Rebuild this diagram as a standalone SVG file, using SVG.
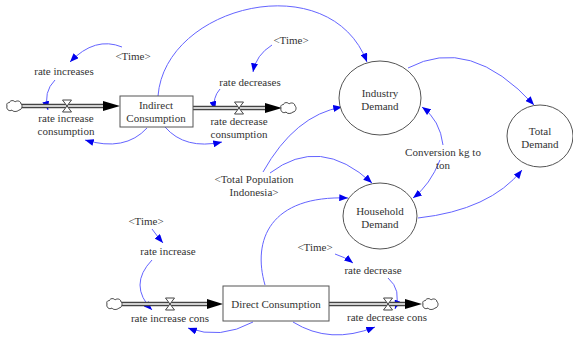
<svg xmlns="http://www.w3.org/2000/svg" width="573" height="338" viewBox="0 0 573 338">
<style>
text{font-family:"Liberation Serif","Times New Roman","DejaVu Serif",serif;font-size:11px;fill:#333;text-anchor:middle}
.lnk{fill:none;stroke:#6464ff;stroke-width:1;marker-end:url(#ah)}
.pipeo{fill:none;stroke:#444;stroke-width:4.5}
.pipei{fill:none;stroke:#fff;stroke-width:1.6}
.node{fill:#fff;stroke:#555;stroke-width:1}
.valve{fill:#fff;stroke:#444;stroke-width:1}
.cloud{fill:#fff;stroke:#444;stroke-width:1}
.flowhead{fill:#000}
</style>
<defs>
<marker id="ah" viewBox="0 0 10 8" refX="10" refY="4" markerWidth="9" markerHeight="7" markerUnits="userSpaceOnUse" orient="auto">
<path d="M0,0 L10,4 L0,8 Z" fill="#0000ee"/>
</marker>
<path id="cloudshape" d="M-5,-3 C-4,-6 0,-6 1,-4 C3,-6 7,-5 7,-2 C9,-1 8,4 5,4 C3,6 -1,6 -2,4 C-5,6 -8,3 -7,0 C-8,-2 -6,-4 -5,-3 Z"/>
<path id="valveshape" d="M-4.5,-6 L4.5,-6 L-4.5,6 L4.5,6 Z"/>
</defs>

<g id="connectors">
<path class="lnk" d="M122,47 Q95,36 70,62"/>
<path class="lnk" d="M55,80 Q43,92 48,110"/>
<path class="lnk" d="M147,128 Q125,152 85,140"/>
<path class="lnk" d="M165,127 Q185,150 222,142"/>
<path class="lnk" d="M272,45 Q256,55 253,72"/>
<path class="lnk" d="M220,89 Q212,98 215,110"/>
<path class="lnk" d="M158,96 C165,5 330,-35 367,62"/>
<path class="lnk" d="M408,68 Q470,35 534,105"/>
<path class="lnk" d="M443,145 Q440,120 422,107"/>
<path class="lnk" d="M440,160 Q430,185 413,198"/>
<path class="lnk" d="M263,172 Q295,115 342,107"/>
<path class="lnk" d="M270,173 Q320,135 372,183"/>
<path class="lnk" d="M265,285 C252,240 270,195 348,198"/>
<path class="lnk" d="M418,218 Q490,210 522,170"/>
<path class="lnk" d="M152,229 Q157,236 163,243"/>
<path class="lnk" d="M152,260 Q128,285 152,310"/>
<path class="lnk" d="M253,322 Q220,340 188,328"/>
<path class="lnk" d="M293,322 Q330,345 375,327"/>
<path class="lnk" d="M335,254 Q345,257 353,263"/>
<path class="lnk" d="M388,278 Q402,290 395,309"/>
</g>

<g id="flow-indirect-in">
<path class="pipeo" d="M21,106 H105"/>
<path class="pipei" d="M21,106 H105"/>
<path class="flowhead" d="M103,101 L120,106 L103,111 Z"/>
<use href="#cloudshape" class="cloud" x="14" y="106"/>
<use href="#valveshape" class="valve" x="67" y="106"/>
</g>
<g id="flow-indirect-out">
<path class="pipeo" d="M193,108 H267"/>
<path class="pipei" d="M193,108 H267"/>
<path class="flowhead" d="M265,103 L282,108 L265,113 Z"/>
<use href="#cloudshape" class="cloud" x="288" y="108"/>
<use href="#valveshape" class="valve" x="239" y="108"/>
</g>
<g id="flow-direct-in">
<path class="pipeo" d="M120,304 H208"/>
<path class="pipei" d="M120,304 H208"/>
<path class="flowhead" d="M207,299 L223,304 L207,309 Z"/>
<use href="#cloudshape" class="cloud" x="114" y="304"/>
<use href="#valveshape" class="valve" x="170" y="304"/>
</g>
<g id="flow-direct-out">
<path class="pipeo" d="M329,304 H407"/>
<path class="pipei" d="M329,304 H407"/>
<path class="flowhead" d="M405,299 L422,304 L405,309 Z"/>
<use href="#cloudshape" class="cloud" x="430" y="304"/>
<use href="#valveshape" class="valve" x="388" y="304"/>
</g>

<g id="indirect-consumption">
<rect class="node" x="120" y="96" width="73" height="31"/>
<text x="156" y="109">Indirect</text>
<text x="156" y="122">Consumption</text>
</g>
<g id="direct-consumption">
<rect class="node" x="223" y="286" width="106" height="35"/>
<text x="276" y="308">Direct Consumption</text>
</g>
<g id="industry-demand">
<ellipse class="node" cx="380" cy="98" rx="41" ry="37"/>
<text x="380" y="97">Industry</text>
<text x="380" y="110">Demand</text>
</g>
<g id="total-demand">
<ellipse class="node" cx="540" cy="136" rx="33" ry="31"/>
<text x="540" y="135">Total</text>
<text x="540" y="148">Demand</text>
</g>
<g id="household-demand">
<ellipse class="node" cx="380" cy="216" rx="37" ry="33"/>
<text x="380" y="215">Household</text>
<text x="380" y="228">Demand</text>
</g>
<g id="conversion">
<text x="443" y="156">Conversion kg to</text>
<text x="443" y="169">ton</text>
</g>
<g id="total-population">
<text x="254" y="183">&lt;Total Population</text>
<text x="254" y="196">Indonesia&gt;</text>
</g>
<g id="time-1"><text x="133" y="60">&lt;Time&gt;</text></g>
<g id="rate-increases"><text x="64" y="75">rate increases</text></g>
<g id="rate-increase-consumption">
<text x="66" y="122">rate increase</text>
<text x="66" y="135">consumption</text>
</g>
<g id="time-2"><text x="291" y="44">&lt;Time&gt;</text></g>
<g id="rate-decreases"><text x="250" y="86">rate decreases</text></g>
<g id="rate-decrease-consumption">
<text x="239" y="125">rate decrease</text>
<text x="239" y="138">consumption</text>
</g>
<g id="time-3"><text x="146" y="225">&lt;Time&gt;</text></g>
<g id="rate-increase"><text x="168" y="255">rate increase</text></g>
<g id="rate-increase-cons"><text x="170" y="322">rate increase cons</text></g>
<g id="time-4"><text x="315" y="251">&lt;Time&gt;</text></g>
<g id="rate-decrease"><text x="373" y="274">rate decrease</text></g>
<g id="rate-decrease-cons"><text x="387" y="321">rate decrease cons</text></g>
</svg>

☆ ☆ ☆

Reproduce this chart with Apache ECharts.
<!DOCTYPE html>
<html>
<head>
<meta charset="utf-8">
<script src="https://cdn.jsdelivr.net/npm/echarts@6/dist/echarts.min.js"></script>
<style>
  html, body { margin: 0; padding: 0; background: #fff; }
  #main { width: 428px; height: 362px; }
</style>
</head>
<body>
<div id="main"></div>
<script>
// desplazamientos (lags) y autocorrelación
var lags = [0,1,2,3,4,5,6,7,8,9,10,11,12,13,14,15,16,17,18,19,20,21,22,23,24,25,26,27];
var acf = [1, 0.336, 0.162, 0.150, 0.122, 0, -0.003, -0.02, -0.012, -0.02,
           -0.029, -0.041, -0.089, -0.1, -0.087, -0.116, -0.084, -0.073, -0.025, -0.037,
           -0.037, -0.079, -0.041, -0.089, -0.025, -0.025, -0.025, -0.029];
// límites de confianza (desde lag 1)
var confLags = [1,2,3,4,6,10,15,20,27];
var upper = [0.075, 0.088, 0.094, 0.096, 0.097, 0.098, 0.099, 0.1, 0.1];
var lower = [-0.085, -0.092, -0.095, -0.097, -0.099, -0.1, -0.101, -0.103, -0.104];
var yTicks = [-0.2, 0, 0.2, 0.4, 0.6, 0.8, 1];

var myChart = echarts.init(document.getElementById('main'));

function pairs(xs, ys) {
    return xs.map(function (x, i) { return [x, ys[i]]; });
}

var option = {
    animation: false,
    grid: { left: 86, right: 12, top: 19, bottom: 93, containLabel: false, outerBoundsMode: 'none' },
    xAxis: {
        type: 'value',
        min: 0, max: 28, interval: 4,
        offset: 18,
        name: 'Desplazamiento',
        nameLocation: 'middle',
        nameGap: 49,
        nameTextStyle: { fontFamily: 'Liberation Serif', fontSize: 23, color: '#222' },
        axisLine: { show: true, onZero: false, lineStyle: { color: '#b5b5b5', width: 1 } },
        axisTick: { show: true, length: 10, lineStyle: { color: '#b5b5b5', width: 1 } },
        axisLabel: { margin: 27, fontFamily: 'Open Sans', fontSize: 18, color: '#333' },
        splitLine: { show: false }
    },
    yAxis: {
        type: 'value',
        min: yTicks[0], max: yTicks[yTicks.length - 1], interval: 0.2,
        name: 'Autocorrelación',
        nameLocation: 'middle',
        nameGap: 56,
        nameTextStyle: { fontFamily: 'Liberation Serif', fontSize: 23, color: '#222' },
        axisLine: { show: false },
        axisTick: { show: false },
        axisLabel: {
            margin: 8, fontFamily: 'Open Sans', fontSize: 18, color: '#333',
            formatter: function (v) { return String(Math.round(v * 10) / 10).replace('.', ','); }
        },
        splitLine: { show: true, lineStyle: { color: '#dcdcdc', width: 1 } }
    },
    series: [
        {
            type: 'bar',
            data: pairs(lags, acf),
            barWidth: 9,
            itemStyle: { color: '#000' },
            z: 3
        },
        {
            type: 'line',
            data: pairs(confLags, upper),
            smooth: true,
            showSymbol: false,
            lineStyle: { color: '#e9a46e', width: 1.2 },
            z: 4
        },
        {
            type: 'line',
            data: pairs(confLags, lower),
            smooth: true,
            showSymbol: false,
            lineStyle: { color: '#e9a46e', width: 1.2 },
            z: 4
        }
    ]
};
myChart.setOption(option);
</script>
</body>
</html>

☆ ☆ ☆

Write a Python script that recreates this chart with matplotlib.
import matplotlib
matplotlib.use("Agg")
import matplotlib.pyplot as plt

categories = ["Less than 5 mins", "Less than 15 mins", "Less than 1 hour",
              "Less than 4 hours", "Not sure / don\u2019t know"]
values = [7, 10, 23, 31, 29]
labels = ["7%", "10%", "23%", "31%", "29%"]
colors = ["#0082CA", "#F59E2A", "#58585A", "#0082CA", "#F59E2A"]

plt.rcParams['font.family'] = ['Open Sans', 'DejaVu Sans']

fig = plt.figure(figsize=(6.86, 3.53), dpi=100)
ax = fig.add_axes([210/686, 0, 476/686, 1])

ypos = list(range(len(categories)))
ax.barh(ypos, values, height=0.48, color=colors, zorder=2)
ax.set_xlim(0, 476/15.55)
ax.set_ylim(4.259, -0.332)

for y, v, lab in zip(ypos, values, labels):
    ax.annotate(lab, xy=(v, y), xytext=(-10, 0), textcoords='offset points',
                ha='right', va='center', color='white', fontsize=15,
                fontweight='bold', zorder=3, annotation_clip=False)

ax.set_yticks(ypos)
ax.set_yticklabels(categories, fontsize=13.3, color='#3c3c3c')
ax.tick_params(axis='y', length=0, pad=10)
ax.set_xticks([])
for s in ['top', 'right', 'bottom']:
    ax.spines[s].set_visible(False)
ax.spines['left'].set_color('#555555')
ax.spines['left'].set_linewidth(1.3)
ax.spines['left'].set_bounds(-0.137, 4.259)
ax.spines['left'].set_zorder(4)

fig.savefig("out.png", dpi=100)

☆ ☆ ☆

Of all the entries above, repeat only the lines from the line that has "Write a Python" to the line that has "ax.set_ylim(4.259, -0.332)", both lines included, exactly.

» Output for this task
Write a Python script that recreates this chart with matplotlib.
import matplotlib
matplotlib.use("Agg")
import matplotlib.pyplot as plt

categories = ["Less than 5 mins", "Less than 15 mins", "Less than 1 hour",
              "Less than 4 hours", "Not sure / don\u2019t know"]
values = [7, 10, 23, 31, 29]
labels = ["7%", "10%", "23%", "31%", "29%"]
colors = ["#0082CA", "#F59E2A", "#58585A", "#0082CA", "#F59E2A"]

plt.rcParams['font.family'] = ['Open Sans', 'DejaVu Sans']

fig = plt.figure(figsize=(6.86, 3.53), dpi=100)
ax = fig.add_axes([210/686, 0, 476/686, 1])

ypos = list(range(len(categories)))
ax.barh(ypos, values, height=0.48, color=colors, zorder=2)
ax.set_xlim(0, 476/15.55)
ax.set_ylim(4.259, -0.332)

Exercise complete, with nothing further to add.